Um homem em seu leito de morte vira-se para o filho, já adulto, e lhe conta um segredo da vida inteira: "Eu o comprei de um padre em Zaragoza". O que poderia parecer trecho de um folhetim barato aconteceu este ano, na Espanha, e desencadeou uma torrente de histórias semelhantes em todo o país, trazendo à tona um trauma nacional, encoberto por um véu de vergonha e crueldade.

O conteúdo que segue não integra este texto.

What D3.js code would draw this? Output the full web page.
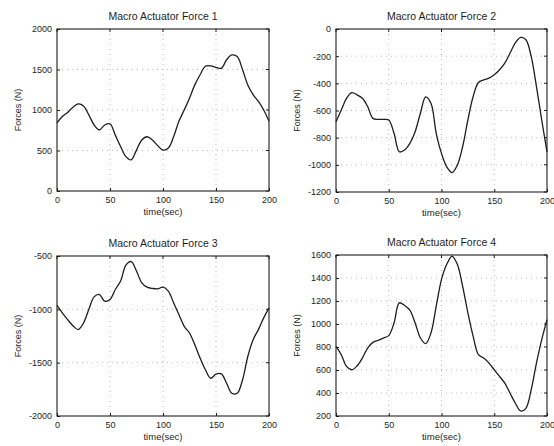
<!DOCTYPE html>
<html>
<head>
<meta charset="utf-8">
<script src="https://cdn.jsdelivr.net/npm/d3@7"></script>
<style>
  body { margin: 0; background: #fff; }
  svg { display: block; font-family: "Liberation Sans", Arial, sans-serif; }
</style>
</head>
<body>
<svg id="chart" width="554" height="446"></svg>
<script>
// time samples (sec)
const time = [0, 5, 10, 15, 20, 25, 30, 35, 40, 45, 50, 55, 60, 65, 70, 75, 80, 85, 90, 95, 100,
  105, 110, 115, 120, 125, 130, 135, 140, 145, 150, 155, 160, 165, 170, 175, 180, 185, 190, 195, 200];

const force1 = [840, 920, 970, 1035, 1075, 1050, 940, 815, 755, 815, 830, 690, 550, 425, 385, 505, 630, 670, 630, 560, 505,
  530, 670, 860, 1000, 1145, 1310, 1435, 1540, 1545, 1525, 1515, 1620, 1680, 1660, 1500, 1310, 1190, 1105, 1000, 860];
const force2 = [-682, -596, -510, -468, -485, -510, -571, -658, -665, -665, -670, -768, -904, -891, -842, -756, -620, -500, -547, -768, -916,
  -1015, -1057, -1002, -867, -670, -497, -394, -374, -362, -337, -300, -251, -177, -103, -62, -79, -202, -424, -670, -904];
const force3 = [-964, -1033, -1096, -1153, -1190, -1128, -1002, -883, -861, -924, -908, -814, -735, -585, -552, -641, -751, -792, -804, -808, -792,
  -829, -939, -1049, -1159, -1222, -1332, -1457, -1567, -1646, -1608, -1605, -1693, -1787, -1787, -1662, -1442, -1285, -1190, -1080, -986];
const force4 = [805, 733, 631, 602, 637, 704, 791, 840, 858, 878, 899, 1009, 1184, 1161, 1120, 1009, 878, 829, 922, 1155, 1388,
  1519, 1591, 1519, 1329, 1097, 893, 733, 704, 660, 602, 544, 485, 398, 311, 244, 267, 427, 660, 864, 1038];

const titles = ["Macro Actuator Force 1", "Macro Actuator Force 2", "Macro Actuator Force 3", "Macro Actuator Force 4"];
const xTicks = [0, 50, 100, 150, 200];
const yDomains = [[0, 2000], [-1200, 0], [-2000, -500], [200, 1600]];
const yTicks = [
  [0, 500, 1000, 1500, 2000],
  [-1200, -1000, -800, -600, -400, -200, 0],
  [-2000, -1500, -1000, -500],
  [200, 400, 600, 800, 1000, 1200, 1400, 1600]
];
const series = [force1, force2, force3, force4];

// plot boxes: left, top, right, bottom
const boxes = [
  [57, 29, 269, 191],
  [336, 29, 547, 192],
  [57, 256, 269, 416],
  [336, 255, 547, 416]
];

const svg = d3.select("#chart");
const ink = "#1e1e1e";

series.forEach((vals, i) => {
  const [l, t, r, b] = boxes[i];
  const x = d3.scaleLinear().domain([0, 200]).range([l, r]);
  const y = d3.scaleLinear().domain(yDomains[i]).range([b, t]);
  const g = svg.append("g");

  // dotted grid
  g.selectAll(".gx").data(xTicks.slice(1, -1)).enter().append("line")
    .attr("x1", d => x(d)).attr("x2", d => x(d))
    .attr("y1", t).attr("y2", b)
    .attr("stroke", "#aaa").attr("stroke-width", 0.8)
    .attr("stroke-dasharray", "1,4");
  g.selectAll(".gy").data(yTicks[i].slice(1, -1)).enter().append("line")
    .attr("x1", l).attr("x2", r)
    .attr("y1", d => y(d)).attr("y2", d => y(d))
    .attr("stroke", "#aaa").attr("stroke-width", 0.8)
    .attr("stroke-dasharray", "1,4");

  // axes, inward ticks
  const fmt = d => String(d);
  const xAxis = d3.axisBottom(x).tickValues(xTicks).tickFormat(fmt).tickSize(-3).tickPadding(6);
  const yAxis = d3.axisLeft(y).tickValues(yTicks[i]).tickFormat(fmt).tickSize(-3).tickPadding(5);
  const xa = g.append("g").attr("transform", `translate(0,${b})`).call(xAxis);
  const ya = g.append("g").attr("transform", `translate(${l},0)`).call(yAxis);
  [xa, ya].forEach(a => {
    a.select(".domain").remove();
    a.selectAll("line").attr("stroke", ink);
    a.selectAll("text").attr("fill", ink).attr("font-size", 9);
  });
  // top / right ticks
  g.selectAll(".tt").data(xTicks).enter().append("line")
    .attr("x1", d => x(d)).attr("x2", d => x(d)).attr("y1", t).attr("y2", t + 3)
    .attr("stroke", ink);
  g.selectAll(".tr").data(yTicks[i]).enter().append("line")
    .attr("x1", r - 3).attr("x2", r).attr("y1", d => y(d)).attr("y2", d => y(d))
    .attr("stroke", ink);

  // frame
  g.append("rect")
    .attr("x", l).attr("y", t).attr("width", r - l).attr("height", b - t)
    .attr("fill", "none").attr("stroke", ink).attr("stroke-width", 1.1);

  // curve
  const line = d3.line()
    .x((d, k) => x(time[k]))
    .y(d => y(d))
    .curve(d3.curveCatmullRom.alpha(0.5));
  g.append("path")
    .datum(vals)
    .attr("d", line)
    .attr("fill", "none")
    .attr("stroke", ink)
    .attr("stroke-width", 1.3);

  // labels
  g.append("text")
    .attr("x", (l + r) / 2).attr("y", t - 9)
    .attr("text-anchor", "middle").attr("font-size", 10.5).attr("fill", ink)
    .text(titles[i]);
  g.append("text")
    .attr("x", (l + r) / 2).attr("y", b + 24)
    .attr("text-anchor", "middle").attr("font-size", 9.5).attr("fill", ink)
    .text("time(sec)");
  g.append("text")
    .attr("transform", `translate(${l - 36},${(t + b) / 2}) rotate(-90)`)
    .attr("text-anchor", "middle").attr("font-size", 9).attr("fill", ink)
    .text("Forces (N)");
});
</script>
</body>
</html>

A história começou na Espanha franquista e é reveladora de como as ditaduras podem ser mais cruéis do que imaginamos. A estimativa é de que milhares de bebês tenham sido roubados de suas mães por enfermeiras, padres e médicos, numa prática que, incrivelmente, se estendeu até os anos 1990. Mais de 900 casos estão sendo investigados, novas histórias continuam a ser reveladas, e os advogados acreditam que mais de 300 mil recém-nascidos tenham sido levados de suas mães logo após o parto.

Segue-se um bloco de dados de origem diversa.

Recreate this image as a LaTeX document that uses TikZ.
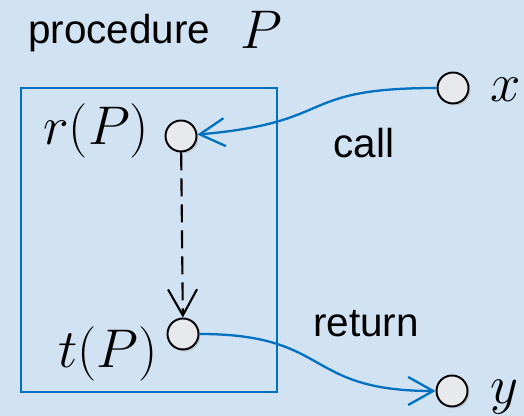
\RequirePackage{fix-cm}
\documentclass[tikz,border=0pt]{standalone}
\usepackage{fontspec}
\usepackage{xcolor}
\usepackage{tikz}
\usetikzlibrary{arrows.meta,shadows}
\newfontfamily\arialfont{Liberation Sans}
\definecolor{bgblue}{RGB}{209,226,242}
\definecolor{lineblue}{RGB}{0,112,192}
\definecolor{dotgray}{RGB}{232,233,236}

\begin{document}
\begin{tikzpicture}[
  dot/.style={circle,draw=black,line width=1.1pt,fill=dotgray,minimum size=0.62cm,inner sep=0pt,
    drop shadow={shadow xshift=0.04cm,shadow yshift=-0.04cm,opacity=0.25,fill=gray}},
  words/.style={anchor=base west,inner sep=0pt,font=\arialfont\fontsize{23}{27}\selectfont},
  maths/.style={anchor=base west,inner sep=0pt,font=\fontsize{31}{36}\selectfont},
  flow/.style={draw=lineblue,line width=1.3pt,-{Straight Barb[length=5mm,width=5.6mm]}},
  jump/.style={draw=black,line width=1.2pt,dash pattern=on 0.36cm off 0.16cm,
    -{Straight Barb[length=5.2mm,width=5.8mm]}}
]
\fill[bgblue] (0,0) rectangle (10.48,8.32);
\useasboundingbox (0,0) rectangle (10.48,8.32);

% procedure box
\draw[lineblue,line width=1.2pt] (0.42,0.48) rectangle (5.54,6.56);
\node[words] (title) at (0.56,7.44) {procedure};
\node[maths] (pname) at (4.8,7.34) {$P$};

% entry / exit points
\node[dot] (r) at (3.62,5.60) {};
\node[dot] (t) at (3.66,1.64) {};
\node[dot] (x) at (9.06,6.56) {};
\node[dot] (y) at (9.04,0.50) {};

\node[maths] (rlab) at (0.86,5.42) {$r(P)$};
\node[maths] (tlab) at (1.16,0.96) {$t(P)$};
\node[maths] (xlab) at (9.80,6.28) {$x$};
\node[maths] (ylab) at (9.80,0.24) {$y$};

\node[words] (calllab) at (6.66,5.16) {call};
\node[words] (retlab) at (6.26,1.58) {return};

% connectors
\draw[jump] (r) -- (t);
\draw[flow] (x) to[out=180,in=5,looseness=1.5] (r);
\draw[flow] (t) to[out=0,in=180,looseness=1.4] (y);
\end{tikzpicture}
\end{document}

As vítimas eram filhos de pais considerados "indesejáveis" pela ditadura franquista, a maioria de famílias das classes trabalhadoras. Uma espécie de limpeza ideológica, com aprovação do Estado e participação de médicos e da poderosa Igreja católica sob o período de Franco. Posteriormente, o pretexto se tornou econômico, com crianças sendo retiradas de mães pobres para serem entregues a famílias abastadas e sem filhos.

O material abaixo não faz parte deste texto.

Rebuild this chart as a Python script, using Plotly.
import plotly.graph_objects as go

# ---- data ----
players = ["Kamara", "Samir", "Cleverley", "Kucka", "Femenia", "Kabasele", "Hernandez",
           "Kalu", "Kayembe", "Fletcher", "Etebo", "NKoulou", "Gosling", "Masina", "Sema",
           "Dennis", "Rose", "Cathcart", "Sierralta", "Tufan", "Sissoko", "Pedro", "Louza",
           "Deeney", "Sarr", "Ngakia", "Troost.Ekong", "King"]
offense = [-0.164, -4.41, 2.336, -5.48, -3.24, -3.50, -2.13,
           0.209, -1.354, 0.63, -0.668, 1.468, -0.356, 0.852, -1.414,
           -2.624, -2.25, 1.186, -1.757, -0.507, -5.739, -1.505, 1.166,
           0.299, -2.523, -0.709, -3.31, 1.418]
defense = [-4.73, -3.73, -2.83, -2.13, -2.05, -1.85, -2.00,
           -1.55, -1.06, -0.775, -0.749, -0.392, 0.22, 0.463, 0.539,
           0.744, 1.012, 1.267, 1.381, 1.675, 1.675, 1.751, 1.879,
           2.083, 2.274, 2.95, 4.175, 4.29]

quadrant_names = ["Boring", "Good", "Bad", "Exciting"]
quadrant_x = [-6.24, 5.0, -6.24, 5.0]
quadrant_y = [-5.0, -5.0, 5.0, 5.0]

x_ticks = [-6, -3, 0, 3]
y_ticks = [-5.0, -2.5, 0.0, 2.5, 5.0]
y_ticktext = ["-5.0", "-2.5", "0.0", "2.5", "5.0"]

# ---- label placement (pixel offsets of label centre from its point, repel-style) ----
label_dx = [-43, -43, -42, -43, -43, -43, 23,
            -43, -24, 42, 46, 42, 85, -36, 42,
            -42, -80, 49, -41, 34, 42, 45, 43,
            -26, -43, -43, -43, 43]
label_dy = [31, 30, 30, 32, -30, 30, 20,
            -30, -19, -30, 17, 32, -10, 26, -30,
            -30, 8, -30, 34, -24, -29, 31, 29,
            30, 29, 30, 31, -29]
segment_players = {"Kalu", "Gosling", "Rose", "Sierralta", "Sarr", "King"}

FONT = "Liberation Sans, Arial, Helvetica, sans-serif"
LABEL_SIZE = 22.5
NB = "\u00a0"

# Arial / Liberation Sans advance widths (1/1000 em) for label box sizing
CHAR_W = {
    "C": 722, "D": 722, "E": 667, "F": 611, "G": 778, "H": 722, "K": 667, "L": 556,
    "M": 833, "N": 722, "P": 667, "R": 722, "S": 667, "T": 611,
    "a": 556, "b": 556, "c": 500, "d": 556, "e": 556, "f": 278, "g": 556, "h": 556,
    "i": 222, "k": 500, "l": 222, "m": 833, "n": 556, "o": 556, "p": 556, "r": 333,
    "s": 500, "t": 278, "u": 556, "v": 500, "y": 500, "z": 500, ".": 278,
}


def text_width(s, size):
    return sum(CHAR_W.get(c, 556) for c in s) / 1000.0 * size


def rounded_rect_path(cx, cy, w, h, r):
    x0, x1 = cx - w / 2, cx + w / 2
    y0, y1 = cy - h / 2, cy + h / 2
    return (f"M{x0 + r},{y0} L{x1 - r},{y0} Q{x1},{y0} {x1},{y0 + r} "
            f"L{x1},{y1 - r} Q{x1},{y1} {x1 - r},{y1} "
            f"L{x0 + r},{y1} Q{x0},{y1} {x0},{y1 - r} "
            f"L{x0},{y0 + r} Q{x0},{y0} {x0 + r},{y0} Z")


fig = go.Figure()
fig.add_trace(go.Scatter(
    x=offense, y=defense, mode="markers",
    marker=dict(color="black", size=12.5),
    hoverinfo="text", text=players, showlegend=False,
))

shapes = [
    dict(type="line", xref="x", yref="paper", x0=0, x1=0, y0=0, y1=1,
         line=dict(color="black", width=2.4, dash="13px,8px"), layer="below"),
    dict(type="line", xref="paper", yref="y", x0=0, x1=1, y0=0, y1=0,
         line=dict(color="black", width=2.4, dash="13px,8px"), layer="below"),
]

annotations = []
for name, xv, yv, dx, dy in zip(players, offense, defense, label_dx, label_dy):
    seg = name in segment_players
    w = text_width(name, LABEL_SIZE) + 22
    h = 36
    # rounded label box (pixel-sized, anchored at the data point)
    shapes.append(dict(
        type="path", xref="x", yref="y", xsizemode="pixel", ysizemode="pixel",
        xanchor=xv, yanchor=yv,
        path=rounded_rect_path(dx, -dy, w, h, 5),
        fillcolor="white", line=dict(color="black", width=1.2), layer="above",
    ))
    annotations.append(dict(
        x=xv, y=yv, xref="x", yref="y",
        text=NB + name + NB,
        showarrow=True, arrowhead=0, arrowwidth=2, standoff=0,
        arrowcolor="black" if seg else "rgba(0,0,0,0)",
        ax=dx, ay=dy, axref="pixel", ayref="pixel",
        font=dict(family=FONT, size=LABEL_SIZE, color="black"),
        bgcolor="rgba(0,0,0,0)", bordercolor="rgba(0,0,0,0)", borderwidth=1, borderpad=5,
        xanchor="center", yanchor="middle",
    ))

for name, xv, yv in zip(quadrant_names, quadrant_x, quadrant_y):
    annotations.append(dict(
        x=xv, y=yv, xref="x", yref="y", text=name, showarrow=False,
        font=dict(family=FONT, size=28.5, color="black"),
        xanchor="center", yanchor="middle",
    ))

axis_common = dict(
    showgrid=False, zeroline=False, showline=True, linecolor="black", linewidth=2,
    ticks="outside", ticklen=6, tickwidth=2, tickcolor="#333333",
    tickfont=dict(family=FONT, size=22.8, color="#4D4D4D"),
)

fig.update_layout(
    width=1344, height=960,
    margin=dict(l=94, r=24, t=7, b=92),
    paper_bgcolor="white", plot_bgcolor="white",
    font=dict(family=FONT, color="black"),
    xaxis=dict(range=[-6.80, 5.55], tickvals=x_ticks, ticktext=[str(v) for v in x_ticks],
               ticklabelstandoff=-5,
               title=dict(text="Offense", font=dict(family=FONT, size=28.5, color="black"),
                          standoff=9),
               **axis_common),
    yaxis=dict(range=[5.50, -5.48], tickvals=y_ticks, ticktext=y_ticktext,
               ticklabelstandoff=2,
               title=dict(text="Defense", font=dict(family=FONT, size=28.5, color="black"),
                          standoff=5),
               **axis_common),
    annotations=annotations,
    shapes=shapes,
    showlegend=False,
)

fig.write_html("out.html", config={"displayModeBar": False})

Em contundente e emocionante matéria na BBC, a jornalista Katya Adler valeu-se da condição de ter dado à luz em uma clínica fundada por um médico envolvido com os sequestros para entrevistá-lo, solicitando uma consulta. O doutor Eduardo Vela, cujo nome aparece em muitas investigações, a recebeu em sua casa, em Madri, e confrontado com a revelação de que estava diante de uma jornalista, pegou um crucifixo de metal sobre a sua mesa e disse que sempre atuou em nome de Deus.
Esta história permanecia encoberta até os dias de hoje porque a anistia acordada entre as forças políticas no processo de transição da ditadura franquista para a democracia impedia as investigações. Mesmo em se tratando de crime contra a humanidade, os casos não eram levados adiante pelo temor de tocar em velhas feridas e de romper o pacto que silenciou as atrocidades do período mais terrível da história espanhola.
O governo espanhol ainda resiste a abrir um inquérito nacional, mas as famílias estão indo à luta, descobrindo que não existem corpos nas supostas sepulturas de seus filhos e buscando justiça. Muitos espanhóis acorrem às clínicas para exames de DNA em busca de seus pais verdadeiros. A cicatriz espanhola ainda não se fechou e continuará a sangrar até que sociedade e Estado tenham a dignidade de encará-la de frente.
O Brasil também precisa enfrentar este processo. Parece que temos vergonha da nossa própria história, de nos revoltarmos e de não aceitarmos que um jovem de 26 anos, como Stuart Angel Jones (foto), preso pelo Estado, tenha tido sua boca presa ao cano de descarga de um jipe e sido arrastado pelo pátio interno de uma base militar até a morte. E que sua mãe, assim como as mães espanholas, em busca de justiça, tenha morrido num acidente de causas suspeitas, em São Conrado, no Rio de Janeiro.
Batizar o túnel que liga a Gávea a São Conrado com o nome de Zuzu Angel foi uma forma de começar a enfrentar essa história. Mas falta muito mais. É preciso saber quem foram os executores das torturas, desaparecimentos e mortes, e seus mandantes. Seus nomes precisam ser revelados, como o do doutor Eduardo Vela, em Madri, mesmo que não venham a ser punidos em nome de uma Lei da Anistia obsoleta, estabelecida quando a correlação de forças era completamente diferente da atual.